Verify Formula Grammar
Verify formulas express temporal logic properties checked by the bounded TLA+ verifier (Phase 3+). Precedence runs from lowest (~>) to highest (atoms).
vfy_leads_to = vfy_implies { "~>" vfy_implies } ;
vfy_implies = vfy_or { "->" vfy_or } ;
vfy_or = vfy_and { "or" vfy_and } ;
vfy_and = vfy_unary { "and" vfy_unary } ;
vfy_unary = "not" vfy_unary
| "[]" vfy_unary
| "<>" vfy_unary
| vfy_atom ;
vfy_atom = postfix_expr "in_state" "(" NAME ")"
| "in_state" "(" NAME ")"
| postfix_expr cmp_op expr
| "all" "(" postfix_expr "," vfy_unary ")"
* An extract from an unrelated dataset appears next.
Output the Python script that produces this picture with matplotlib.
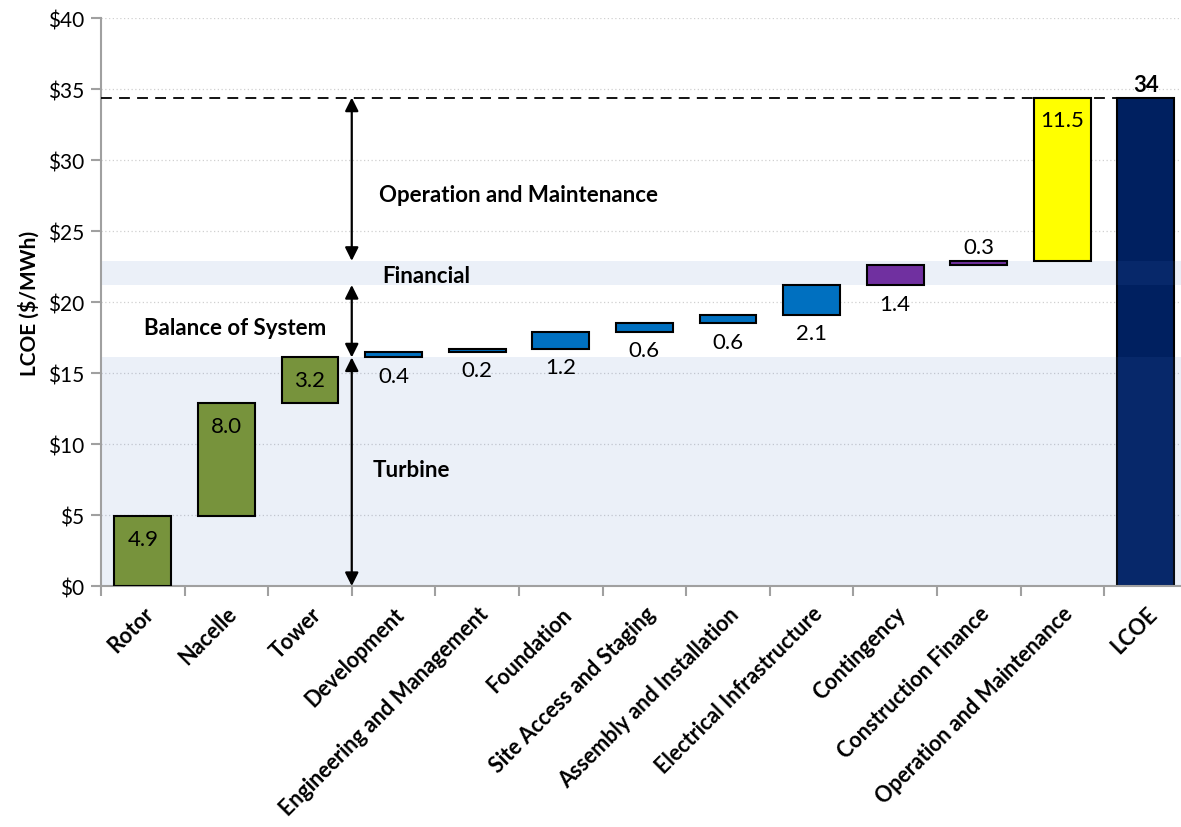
import matplotlib
matplotlib.use("Agg")
import matplotlib.pyplot as plt
import numpy as np

plt.rcParams["font.family"] = ["Lato", "DejaVu Sans"]

# --- data
categories = ["Rotor", "Nacelle", "Tower", "Development", "Engineering and Management",
              "Foundation", "Site Access and Staging", "Assembly and Installation",
              "Electrical Infrastructure", "Contingency", "Construction Finance",
              "Operation and Maintenance", "LCOE"]
values = [4.9, 8.0, 3.2, 0.4, 0.2, 1.2, 0.6, 0.6, 2.1, 1.4, 0.3, 11.5]
total_label = "34"
groups = ["turbine"] * 3 + ["bos"] * 6 + ["fin"] * 2 + ["om"]

COLORS = {"turbine": "#77933C", "bos": "#0070C0", "fin": "#7030A0",
          "om": "#FFFF00", "total": "#002060"}
# where each step's label sits: inside-top, below or above the bar
LABEL_POS = ["in", "in", "in", "below", "below", "below", "below", "below",
             "below", "below", "above", "in"]

vals = np.array(values)
tops = np.cumsum(vals)
bottoms = tops - vals
total = tops[-1]

fig = plt.figure(figsize=(11.81, 8.28), dpi=100)
ax = fig.add_axes([0.0855, 0.291, 0.9145, 0.686])

x = np.arange(len(categories))
w = 0.68
for i, (b, v, g) in enumerate(zip(bottoms, vals, groups)):
    ax.bar(i, v, bottom=b, width=w, color=COLORS[g], edgecolor="black",
           linewidth=1.5, zorder=3)
ax.bar(x[-1], total, width=w, color=COLORS["total"], edgecolor="black",
       linewidth=1.5, zorder=1)

# shaded bands (turbine, financial) drawn over the LCOE bar
turb_top = tops[2]
fin_lo, fin_hi = tops[8], tops[10]
ax.axhspan(0, turb_top, color="#4472C4", alpha=0.105, lw=0, zorder=2)
ax.axhspan(fin_lo, fin_hi, color="#4472C4", alpha=0.105, lw=0, zorder=2)

# value labels
for i, (b, t, v, p) in enumerate(zip(bottoms, tops, vals, LABEL_POS)):
    txt = f"{v:.1f}"
    if p == "in":
        ax.text(i, t - 0.9, txt, ha="center", va="top", fontsize=16, zorder=5)
    elif p == "below":
        ax.text(i, b - 0.6, txt, ha="center", va="top", fontsize=16, zorder=5)
    else:
        ax.text(i, t + 0.3, txt, ha="center", va="bottom", fontsize=16, zorder=5)
ax.text(x[-1], total + 0.2, total_label, ha="center", va="bottom", fontsize=16,
        fontweight="bold", zorder=5)

# dashed total line
ax.plot([-0.5, x[-1] - w / 2], [total, total], ls=(0, (6, 4)), color="black",
        lw=1.3, zorder=4)

# bracket arrows
ax_x = 2.5
arrow = dict(arrowstyle="<|-|>", color="black", lw=1.6, mutation_scale=20,
             shrinkA=0, shrinkB=0)
for lo, hi in [(0, turb_top), (turb_top, fin_lo), (fin_hi, total)]:
    ax.annotate("", xy=(ax_x, lo), xytext=(ax_x, hi), arrowprops=arrow, zorder=6)

ax.text(2.83, 27.6, "Operation and Maintenance", fontsize=16, fontweight="bold",
        va="center", zorder=6)
ax.text(2.87, 21.9, "Financial", fontsize=16, fontweight="bold", va="center", zorder=6)
ax.text(2.2, 18.2, "Balance of System", fontsize=16, fontweight="bold",
        va="center", ha="right", zorder=6)
ax.text(2.75, 8.2, "Turbine", fontsize=16, fontweight="bold", va="center", zorder=6)

# axes styling
ax.set_xlim(-0.5, 12.42)
ax.set_ylim(0, 40)
ax.set_yticks(np.arange(0, 41, 5))
ax.set_yticklabels([f"${v}" for v in range(0, 41, 5)], fontsize=15)
ax.yaxis.grid(True, ls=(0, (1, 2)), color="#D0D0D0", lw=0.9, zorder=0)
ax.set_axisbelow(True)

ax.set_xticks(x)
ax.set_xticklabels(categories, rotation=45, ha="right", rotation_mode="anchor",
                   fontsize=15.5, fontweight="bold")
ax.tick_params(axis="x", length=0, pad=12)
ax.set_xticks(np.arange(-0.5, 12.5, 1), minor=True)
ax.tick_params(axis="x", which="minor", length=7, color="#A0A0A0", width=1.5)
ax.tick_params(axis="y", length=7, color="#A0A0A0", width=1.5, pad=5)

for s in ["top", "right"]:
    ax.spines[s].set_visible(False)
for s in ["left", "bottom"]:
    ax.spines[s].set_color("#A0A0A0")
    ax.spines[s].set_linewidth(1.5)

ax.set_ylabel("LCOE ($/MWh)", fontsize=15, fontweight="bold", labelpad=6)

fig.savefig("out.png", dpi=100, facecolor="white")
| "exists" NAME "in" expr ".." expr ":" vfy_unary
| "(" vfy_leads_to ")" ;Temporal operators:
| Operator | Meaning |
|---|---|
[] | Always (box — holds in all future states) |
<> | Eventually (diamond — holds in some future state) |
~> | Leads-to (P ~> Q means whenever P holds, Q eventually holds) |
-> | Implies (logical implication, non-temporal) |
Built-in predicates:
| Predicate | Meaning |
|---|---|
in_state(S) | Current state is S |
all(collection, predicate) | All elements of collection satisfy predicate |
exists i in 0..N: formula | There exists i in [0, N) satisfying the formula |
State-dependent field access rules: A field declared in state S may only appear in a sub-formula that is logically dominated by in_state(S). Temporal operators [] and <> break dominance. Unguarded state-specific field access is a compile error.
# OK: dominated by in_state(Connected)
verify property Bounded:
[] (in_state(Connected) -> active_path_count <= 4)
# OK: in_state guards the field reference
verify property NonEmpty:
in_state(Connected) and active_path_count > 0 -> ...
# ERROR: [] breaks dominance — field not accessible
# in_state(Connected) -> [] active_path_count <= 4In verify formulas, bare field names refer to current state data. src and dst are not available (those are transition-only bindings).
Extended Grammar: Future Features
These productions appear in the spec for completeness but are not yet implemented.
ASN.1 Integration (Phase 2.5+)
top_item += "extern" "asn1" STRING "{" { NAME "," } "}" ;
field += NAME ":" "asn1" "(" NAME "," "encoding" ":" NAME ")" ;Parametric Types (Future)
type_def = { annotation } "type" NAME [ "(" param_list ")" ] "=" type_body ;
packet_def = { annotation } "packet" NAME [ "(" param_list ")" ] "{" field_list "}" ;Parametric types are deferred pending concrete use cases. The non-parametric forms are the current production grammar.